=== WHAT THE TASK ASKS ===
Exclude the pictures and return every line exactly as written.
§ §
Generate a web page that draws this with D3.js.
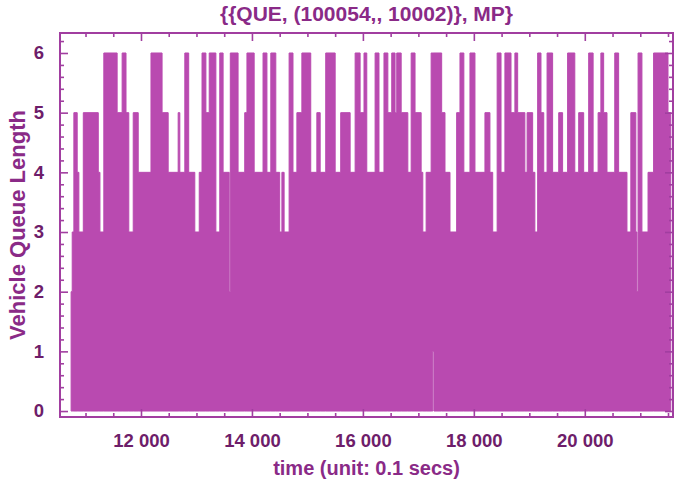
<!DOCTYPE html>
<html>
<head>
<meta charset="utf-8">
<script src="https://cdn.jsdelivr.net/npm/d3@7"></script>
<style>
  html, body { margin: 0; padding: 0; background: #fff; }
  svg { display: block; font-family: "Liberation Sans", Arial, sans-serif; font-weight: bold; }
</style>
</head>
<body>
<div id="chart"></div>
<script>
// Queue length steps (time in 0.1 s, value = top of the trace)
const stepTime = [
  10740, 10760, 10790, 10850, 10880, 10960, 11230, 11260, 11330, 11570,
  11660, 11730, 11780, 11860, 11950, 12180, 12380, 12490, 12670, 12700,
  12790, 12860, 12970, 13050, 13100, 13170, 13230, 13350, 13420, 13480,
  13590, 13610, 13750, 13870, 13910, 14040, 14200, 14270, 14340, 14430,
  14500, 14540, 14580, 14670, 14740, 14810, 14900, 15060, 15170, 15230,
  15330, 15500, 15600, 15770, 15860, 15950, 16020, 16070, 16220, 16290,
  16380, 16450, 16520, 16580, 16610, 16690, 16810, 16870, 16940, 17050,
  17080, 17140, 17230, 17260, 17280, 17420, 17480, 17570, 17690, 17750,
  17820, 17930, 18020, 18200, 18290, 18340, 18420, 18490, 18560, 18670,
  18740, 18790, 18920, 18960, 19060, 19100, 19150, 19210, 19260, 19320,
  19420, 19530, 19600, 19690, 19820, 19890, 19980, 20070, 20150, 20240,
  20290, 20340, 20400, 20540, 20610, 20690, 20760, 20830, 20920, 20940,
  20960, 21030, 21140, 21240, 21500, 21550
];
const queueMax = [
  2, 3, 5, 4, 3, 5, 4, 3, 6, 5,
  6, 5, 3, 5, 4, 6, 5, 4, 5, 4,
  6, 4, 3, 4, 6, 5, 6, 3, 6, 4,
  2, 6, 4, 5, 6, 4, 6, 4, 6, 4,
  3, 4, 3, 6, 4, 5, 6, 4, 5, 4,
  6, 4, 5, 4, 6, 5, 6, 4, 6, 4,
  6, 5, 6, 5, 6, 5, 4, 6, 5, 4,
  3, 4, 6, 6, 6, 5, 4, 3, 5, 6,
  4, 6, 4, 5, 4, 3, 6, 4, 6, 5,
  6, 5, 4, 5, 4, 3, 6, 5, 4, 6,
  4, 5, 4, 6, 4, 5, 4, 6, 4, 5,
  6, 5, 4, 6, 4, 4, 3, 5, 3, 2,
  6, 3, 4, 6, 5, 5
];
// short spells where the trace never came down to 0
const lowSpellFrom = [17260];
const lowSpellTo = [17280];
const lowSpellValue = [1];

const xMajor = [12000, 14000, 16000, 18000, 20000];
const yMajor = [0, 1, 2, 3, 4, 5, 6];

const width = 678;
const height = 486;
const frame = { left: 60, right: 673, top: 33, bottom: 417 };

const purple = '#b94ab0';
const frameColor = '#a13ea0';
const tickText = '#6e1d6a';
const labelText = '#8a2a87';

const svg = d3.select('#chart').append('svg')
    .attr('width', width)
    .attr('height', height);

const x = d3.scaleLinear().domain([10540, 21590]).range([frame.left, frame.right]);
const y = d3.scaleLinear().domain([-0.1, 6.335]).range([frame.bottom, frame.top]);

const data = stepTime.map((t, i) => {
    let low = 0;
    lowSpellFrom.forEach((f, j) => {
        if (t >= f && t < lowSpellTo[j]) low = lowSpellValue[j];
    });
    return { t, hi: queueMax[i], lo: low };
});

// filled trace
const area = d3.area()
    .curve(d3.curveStepAfter)
    .x(d => x(d.t))
    .y0(d => y(d.lo))
    .y1(d => y(d.hi));

svg.append('path')
    .datum(data)
    .attr('d', area)
    .attr('fill', purple)
    .attr('stroke', purple)
    .attr('stroke-width', 1);

// minor tick values
const xMinor = d3.range(11000, 21600, 500).filter(v => !xMajor.includes(v));
const yMinor = d3.range(0, 6.3, 0.2).map(v => +v.toFixed(1)).filter(v => !yMajor.includes(v));

const fmt = d => d3.format(',')(d).replace(',', ' ');

function styleAxis(g) {
    g.select('.domain').remove();
    g.selectAll('line').attr('stroke', frameColor).attr('stroke-width', 1.6);
    g.selectAll('text')
        .attr('fill', tickText)
        .style('font-size', '18.5px')
        .style('font-weight', 'bold');
}

// bottom
svg.append('g').attr('transform', `translate(0,${frame.bottom})`)
    .call(d3.axisBottom(x).tickValues(xMajor).tickSize(-8).tickPadding(17).tickFormat(fmt))
    .call(styleAxis);
svg.append('g').attr('transform', `translate(0,${frame.bottom})`)
    .call(d3.axisBottom(x).tickValues(xMinor).tickSize(-4).tickFormat(''))
    .call(styleAxis);
// top
svg.append('g').attr('transform', `translate(0,${frame.top})`)
    .call(d3.axisTop(x).tickValues(xMajor).tickSize(-8).tickFormat(''))
    .call(styleAxis);
svg.append('g').attr('transform', `translate(0,${frame.top})`)
    .call(d3.axisTop(x).tickValues(xMinor).tickSize(-4).tickFormat(''))
    .call(styleAxis);
// left
svg.append('g').attr('transform', `translate(${frame.left},0)`)
    .call(d3.axisLeft(y).tickValues(yMajor).tickSize(-8).tickPadding(16).tickFormat(d3.format('d')))
    .call(styleAxis);
svg.append('g').attr('transform', `translate(${frame.left},0)`)
    .call(d3.axisLeft(y).tickValues(yMinor).tickSize(-4).tickFormat(''))
    .call(styleAxis);
// right
svg.append('g').attr('transform', `translate(${frame.right},0)`)
    .call(d3.axisRight(y).tickValues(yMajor).tickSize(-8).tickFormat(''))
    .call(styleAxis);
svg.append('g').attr('transform', `translate(${frame.right},0)`)
    .call(d3.axisRight(y).tickValues(yMinor).tickSize(-4).tickFormat(''))
    .call(styleAxis);

// frame
svg.append('rect')
    .attr('x', frame.left)
    .attr('y', frame.top)
    .attr('width', frame.right - frame.left)
    .attr('height', frame.bottom - frame.top)
    .attr('fill', 'none')
    .attr('stroke', frameColor)
    .attr('stroke-width', 2);

// title
svg.append('text')
    .attr('x', (frame.left + frame.right) / 2)
    .attr('y', 21)
    .attr('text-anchor', 'middle')
    .attr('fill', labelText)
    .style('font-size', '21px')
    .text('{{QUE, (100054,, 10002)}, MP}');

// axis labels
svg.append('text')
    .attr('x', (frame.left + frame.right) / 2)
    .attr('y', 475)
    .attr('text-anchor', 'middle')
    .attr('fill', labelText)
    .style('font-size', '20px')
    .text('time (unit: 0.1 secs)');

svg.append('text')
    .attr('transform', `translate(25,${(frame.top + frame.bottom) / 2}) rotate(-90)`)
    .attr('text-anchor', 'middle')
    .attr('fill', labelText)
    .style('font-size', '22px')
    .text('Vehicle Queue Length');
</script>
</body>
</html>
§ §
=== FULL OUTPUT ===
Generate a web page that draws this with D3.js.
<!DOCTYPE html>
<html>
<head>
<meta charset="utf-8">
<script src="https://cdn.jsdelivr.net/npm/d3@7"></script>
<style>
  html, body { margin: 0; padding: 0; background: #fff; }
  svg { display: block; font-family: "Liberation Sans", Arial, sans-serif; font-weight: bold; }
</style>
</head>
<body>
<div id="chart"></div>
<script>
// Queue length steps (time in 0.1 s, value = top of the trace)
const stepTime = [
  10740, 10760, 10790, 10850, 10880, 10960, 11230, 11260, 11330, 11570,
  11660, 11730, 11780, 11860, 11950, 12180, 12380, 12490, 12670, 12700,
  12790, 12860, 12970, 13050, 13100, 13170, 13230, 13350, 13420, 13480,
  13590, 13610, 13750, 13870, 13910, 14040, 14200, 14270, 14340, 14430,
  14500, 14540, 14580, 14670, 14740, 14810, 14900, 15060, 15170, 15230,
  15330, 15500, 15600, 15770, 15860, 15950, 16020, 16070, 16220, 16290,
  16380, 16450, 16520, 16580, 16610, 16690, 16810, 16870, 16940, 17050,
  17080, 17140, 17230, 17260, 17280, 17420, 17480, 17570, 17690, 17750,
  17820, 17930, 18020, 18200, 18290, 18340, 18420, 18490, 18560, 18670,
  18740, 18790, 18920, 18960, 19060, 19100, 19150, 19210, 19260, 19320,
  19420, 19530, 19600, 19690, 19820, 19890, 19980, 20070, 20150, 20240,
  20290, 20340, 20400, 20540, 20610, 20690, 20760, 20830, 20920, 20940,
  20960, 21030, 21140, 21240, 21500, 21550
];
const queueMax = [
  2, 3, 5, 4, 3, 5, 4, 3, 6, 5,
  6, 5, 3, 5, 4, 6, 5, 4, 5, 4,
  6, 4, 3, 4, 6, 5, 6, 3, 6, 4,
  2, 6, 4, 5, 6, 4, 6, 4, 6, 4,
  3, 4, 3, 6, 4, 5, 6, 4, 5, 4,
  6, 4, 5, 4, 6, 5, 6, 4, 6, 4,
  6, 5, 6, 5, 6, 5, 4, 6, 5, 4,
  3, 4, 6, 6, 6, 5, 4, 3, 5, 6,
  4, 6, 4, 5, 4, 3, 6, 4, 6, 5,
  6, 5, 4, 5, 4, 3, 6, 5, 4, 6,
  4, 5, 4, 6, 4, 5, 4, 6, 4, 5,
  6, 5, 4, 6, 4, 4, 3, 5, 3, 2,
  6, 3, 4, 6, 5, 5
];
// short spells where the trace never came down to 0
const lowSpellFrom = [17260];
const lowSpellTo = [17280];
const lowSpellValue = [1];

const xMajor = [12000, 14000, 16000, 18000, 20000];
const yMajor = [0, 1, 2, 3, 4, 5, 6];

const width = 678;
const height = 486;
const frame = { left: 60, right: 673, top: 33, bottom: 417 };

const purple = '#b94ab0';
const frameColor = '#a13ea0';
const tickText = '#6e1d6a';
const labelText = '#8a2a87';

const svg = d3.select('#chart').append('svg')
    .attr('width', width)
    .attr('height', height);

const x = d3.scaleLinear().domain([10540, 21590]).range([frame.left, frame.right]);
const y = d3.scaleLinear().domain([-0.1, 6.335]).range([frame.bottom, frame.top]);

const data = stepTime.map((t, i) => {
    let low = 0;
    lowSpellFrom.forEach((f, j) => {
        if (t >= f && t < lowSpellTo[j]) low = lowSpellValue[j];
    });
    return { t, hi: queueMax[i], lo: low };
});

// filled trace
const area = d3.area()
    .curve(d3.curveStepAfter)
    .x(d => x(d.t))
    .y0(d => y(d.lo))
    .y1(d => y(d.hi));

svg.append('path')
    .datum(data)
    .attr('d', area)
    .attr('fill', purple)
    .attr('stroke', purple)
    .attr('stroke-width', 1);

// minor tick values
const xMinor = d3.range(11000, 21600, 500).filter(v => !xMajor.includes(v));
const yMinor = d3.range(0, 6.3, 0.2).map(v => +v.toFixed(1)).filter(v => !yMajor.includes(v));

const fmt = d => d3.format(',')(d).replace(',', ' ');

function styleAxis(g) {
    g.select('.domain').remove();
    g.selectAll('line').attr('stroke', frameColor).attr('stroke-width', 1.6);
    g.selectAll('text')
        .attr('fill', tickText)
        .style('font-size', '18.5px')
        .style('font-weight', 'bold');
}

// bottom
svg.append('g').attr('transform', `translate(0,${frame.bottom})`)
    .call(d3.axisBottom(x).tickValues(xMajor).tickSize(-8).tickPadding(17).tickFormat(fmt))
    .call(styleAxis);
svg.append('g').attr('transform', `translate(0,${frame.bottom})`)
    .call(d3.axisBottom(x).tickValues(xMinor).tickSize(-4).tickFormat(''))
    .call(styleAxis);
// top
svg.append('g').attr('transform', `translate(0,${frame.top})`)
    .call(d3.axisTop(x).tickValues(xMajor).tickSize(-8).tickFormat(''))
    .call(styleAxis);
svg.append('g').attr('transform', `translate(0,${frame.top})`)
    .call(d3.axisTop(x).tickValues(xMinor).tickSize(-4).tickFormat(''))
    .call(styleAxis);
// left
svg.append('g').attr('transform', `translate(${frame.left},0)`)
    .call(d3.axisLeft(y).tickValues(yMajor).tickSize(-8).tickPadding(16).tickFormat(d3.format('d')))
    .call(styleAxis);
svg.append('g').attr('transform', `translate(${frame.left},0)`)
    .call(d3.axisLeft(y).tickValues(yMinor).tickSize(-4).tickFormat(''))
    .call(styleAxis);
// right
svg.append('g').attr('transform', `translate(${frame.right},0)`)
    .call(d3.axisRight(y).tickValues(yMajor).tickSize(-8).tickFormat(''))
    .call(styleAxis);
svg.append('g').attr('transform', `translate(${frame.right},0)`)
    .call(d3.axisRight(y).tickValues(yMinor).tickSize(-4).tickFormat(''))
    .call(styleAxis);

// frame
svg.append('rect')
    .attr('x', frame.left)
    .attr('y', frame.top)
    .attr('width', frame.right - frame.left)
    .attr('height', frame.bottom - frame.top)
    .attr('fill', 'none')
    .attr('stroke', frameColor)
    .attr('stroke-width', 2);

// title
svg.append('text')
    .attr('x', (frame.left + frame.right) / 2)
    .attr('y', 21)
    .attr('text-anchor', 'middle')
    .attr('fill', labelText)
    .style('font-size', '21px')
    .text('{{QUE, (100054,, 10002)}, MP}');

// axis labels
svg.append('text')
    .attr('x', (frame.left + frame.right) / 2)
    .attr('y', 475)
    .attr('text-anchor', 'middle')
    .attr('fill', labelText)
    .style('font-size', '20px')
    .text('time (unit: 0.1 secs)');

svg.append('text')
    .attr('transform', `translate(25,${(frame.top + frame.bottom) / 2}) rotate(-90)`)
    .attr('text-anchor', 'middle')
    .attr('fill', labelText)
    .style('font-size', '22px')
    .text('Vehicle Queue Length');
</script>
</body>
</html>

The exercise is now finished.